The aim of this study is to investigate the influence of notch effect on the high-cycle corrosion fatigue properties of AISI 347 stainless steel in various environments, namely, air, water, NaCl, NaCl plus inhibitor, and H2SO4 solutions. The effect of load ratio on the high-cycle corrosion fatigue behavior was also studied for smooth specimens. Fractography analysis with scanning electron microscopy (SEM) was conducted to investigate the fatigue fracture modes.
Results showed that the fatigue lives in various specimen geometries tested in air and four aqueous environments were decreased with increasing stress concentration factor, and the fatigue notch sensitivity among the given corrosion environments was higher in water and 3.5% NaCl solution added with inhibitor. For smooth and semi-circular notch specimens, the rank of fatigue strength in all of the given environments took the following order: air > salt water plus inhibitor > water > salt water > sulfuric acid solution. For V-notch specimens, the S-N curves were separated into two groups; i.e., one group with air and 3.5% NaCl plus inhibitor and the other with water, 3.5% NaCl and H2SO4. This was attributed to a greater effect of localized acidification occurring at the root of a V-notch as compared to a smooth shape and semi-circular notch.

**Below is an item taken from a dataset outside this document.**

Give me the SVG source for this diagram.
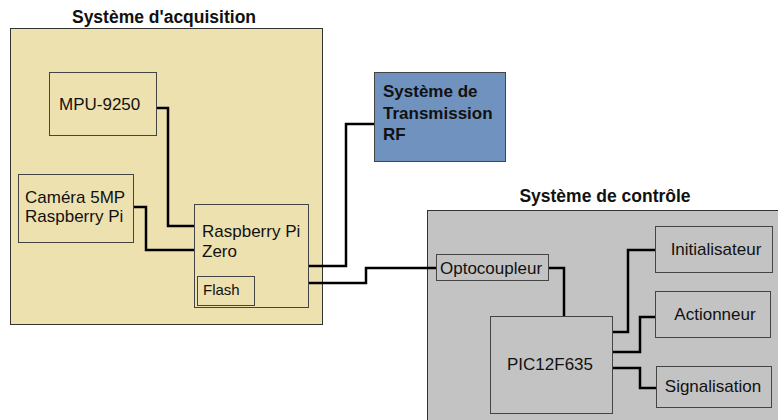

For R = 0.1 and 0.5, the fatigue strength of smooth specimen showed the lowest value in H2SO4 solution while at R = -1 with zero mean stress, the fatigue strength was of no significant difference among the given environments. A parameter incorporating with the maximum stress, stress amplitude and highly stressed volume (or area) was introduced and well correlated with the fatigue life of various specimen geometries in the given environments. Fractography analysis results indicated that multiple crack initiation sites were found in V-notch specimens while single crack initiation site was observed for smooth and semi-circular notch specimens at low applied stress levels.